Cinema

Ecco il cortometraggio Il Moro: scritto, diretto e prodotto dall’attrice Daphne Di Cinto (la duchessa di Hastings nella serie tv Bridgerton)

di Davide Turrini

“Rimarrai sempre il figlio di una schiava”. L’invidia di un nobile cugino ha colorato di sangue pagine e pagine di storia. Ma la rabbia che provò Ippolito de Medici di fronte al cugino Alessandro, di pelle piuttosto scuretta, eletto Duca di Firenze nel 1530 è una di quelle pieghe del passato spesso messe in disparte. Ne recupera quindi una manciata di istanti storici possibili e di coordinate etiche probabili, il cortometraggio Il Moro: scritto, diretto e prodotto dall’attrice Daphne Di Cinto (la duchessa di Hastings nella serie tv Bridgerton).

Quattro quadri in interno e uno in esterno per ventidue minuti di corto dove il ritorno dei Medici a Firenze, e l’alleanza stretta tra Papa Clemente VII (un Medici anche lui) e gli Asburgo per ottenere definitivamente un ducato che rimarrà immutato nei secoli fino a metà ottocento, si esemplifica nella scelta di Clemente VII (Paolo Sassanelli) tra il giovane già cardinale Ippolito (Andrea Melis) e l’altro giovane nipote Alessandro (Alberto Boubakar Malanchino) per lo scranno ducale. Sulla paternità di Alessandro non c’è mai stata nessuna univocità tra gli storici, anche se ne Il Moro la si dà per scontata a Clemente e non a Lorenzo II de Medici. L’unico dato certo, invece, è che Alessandro aveva sicuramente una madre, probabilmente una serva della famiglia, nera. Figlio illegittimo dunque e perlopiù mezzo africano. Nessuno scandalo, però. Bastava allora, e fino al compianto Robespierre, che il bollino del colore del sangue fosse “blu”.

Eppure nei pochi istanti di Il Moro scatta la congiura, con il pugnale di Ippolito che fende la notte fiorentina ma che gli si ritorce contro. Alessandro accetterà l’investitura dal padre papa oramai vecchio e malato, e correrà fiero tra i bastioni del castello ducale per incontrare mamma. “Facendo ricerca su Alessandro de’ Medici mi sono imbattuta in un parallelismo sorprendente con l’esperienza delle persone Afro-Europee contemporanee”, spiega la regista. “Alessandro doveva affrontare i giudizi altrui a causa delle sue “umili origini”. Oggi, più di 500 anni dopo, molti di noi sono costretti a continuare ad affrontare giudizi altrui a causa dei nostri background e dei colori delle nostre pelli.
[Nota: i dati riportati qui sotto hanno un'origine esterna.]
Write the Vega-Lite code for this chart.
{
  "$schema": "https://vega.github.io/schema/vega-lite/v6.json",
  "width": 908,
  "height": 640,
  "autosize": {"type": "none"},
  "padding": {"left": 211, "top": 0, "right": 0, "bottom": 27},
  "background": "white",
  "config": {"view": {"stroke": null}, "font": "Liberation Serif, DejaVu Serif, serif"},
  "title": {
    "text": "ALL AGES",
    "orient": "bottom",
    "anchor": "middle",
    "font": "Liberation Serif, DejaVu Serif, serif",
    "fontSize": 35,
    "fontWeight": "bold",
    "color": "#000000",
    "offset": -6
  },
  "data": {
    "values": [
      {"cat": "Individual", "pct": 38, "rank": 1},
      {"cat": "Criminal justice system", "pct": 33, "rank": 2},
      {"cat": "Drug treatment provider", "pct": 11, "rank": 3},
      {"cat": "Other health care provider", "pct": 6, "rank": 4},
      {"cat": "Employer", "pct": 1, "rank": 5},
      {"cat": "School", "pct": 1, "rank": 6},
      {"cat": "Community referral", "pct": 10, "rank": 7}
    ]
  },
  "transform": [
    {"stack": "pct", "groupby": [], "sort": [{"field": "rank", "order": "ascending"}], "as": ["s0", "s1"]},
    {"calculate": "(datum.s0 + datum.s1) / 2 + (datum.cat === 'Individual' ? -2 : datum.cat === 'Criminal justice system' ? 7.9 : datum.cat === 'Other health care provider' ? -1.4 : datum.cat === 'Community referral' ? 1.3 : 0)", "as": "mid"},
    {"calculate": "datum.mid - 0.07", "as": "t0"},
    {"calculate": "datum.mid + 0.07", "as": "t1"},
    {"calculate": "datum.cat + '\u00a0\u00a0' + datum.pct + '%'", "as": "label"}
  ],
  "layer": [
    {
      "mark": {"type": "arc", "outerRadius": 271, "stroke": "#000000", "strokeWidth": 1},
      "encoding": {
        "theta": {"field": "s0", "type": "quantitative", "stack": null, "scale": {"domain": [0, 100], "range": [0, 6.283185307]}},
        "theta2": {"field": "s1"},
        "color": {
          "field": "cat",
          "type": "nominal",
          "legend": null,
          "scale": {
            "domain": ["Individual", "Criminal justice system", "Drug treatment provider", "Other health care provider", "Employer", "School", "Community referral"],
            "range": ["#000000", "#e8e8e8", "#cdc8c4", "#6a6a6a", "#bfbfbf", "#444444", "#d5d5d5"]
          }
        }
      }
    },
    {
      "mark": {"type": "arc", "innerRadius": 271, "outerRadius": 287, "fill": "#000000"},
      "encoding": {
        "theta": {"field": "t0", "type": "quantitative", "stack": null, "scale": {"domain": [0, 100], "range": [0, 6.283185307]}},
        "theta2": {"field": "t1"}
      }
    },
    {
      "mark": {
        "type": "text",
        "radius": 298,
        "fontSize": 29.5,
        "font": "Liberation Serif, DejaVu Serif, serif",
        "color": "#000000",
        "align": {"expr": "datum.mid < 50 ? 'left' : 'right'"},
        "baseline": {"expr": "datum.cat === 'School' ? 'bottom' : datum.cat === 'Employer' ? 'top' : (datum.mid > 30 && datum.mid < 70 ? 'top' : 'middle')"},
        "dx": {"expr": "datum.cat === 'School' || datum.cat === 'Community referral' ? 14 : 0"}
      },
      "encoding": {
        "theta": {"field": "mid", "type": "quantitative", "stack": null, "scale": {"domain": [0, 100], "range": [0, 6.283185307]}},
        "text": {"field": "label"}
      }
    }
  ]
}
In Italia, la Black-face e la N-word sono ancora considerate normali in TV. Persone nate e cresciute in Italia si vedono la cittadinanza negata a causa delle provenienze dei loro genitori, nonostante il Bel Paese sia il luogo che chiamano casa. Perché dobbiamo ancora discutere della legittimità della nostra esistenza? La storia di Alessandro vuole fare luce sia sulla nostra costante presenza nel continente nel corso della storia, sia sulle conseguenze del colonialismo che ancora influenzano tante vite oggi”. Che poi Alessandro de Medici non risulti all’appello degli archivi tra i nobili più illuminati e umili del Rinascimento nemmeno in materia di schiavismo è, forse, un’altra storia. In compenso Il Moro in questi giorni sta viaggiando negli Stati Uniti per una complessa ma non impossibile corsa alla nomination degli Oscar 2024 nella categoria del Miglior Cortometraggio.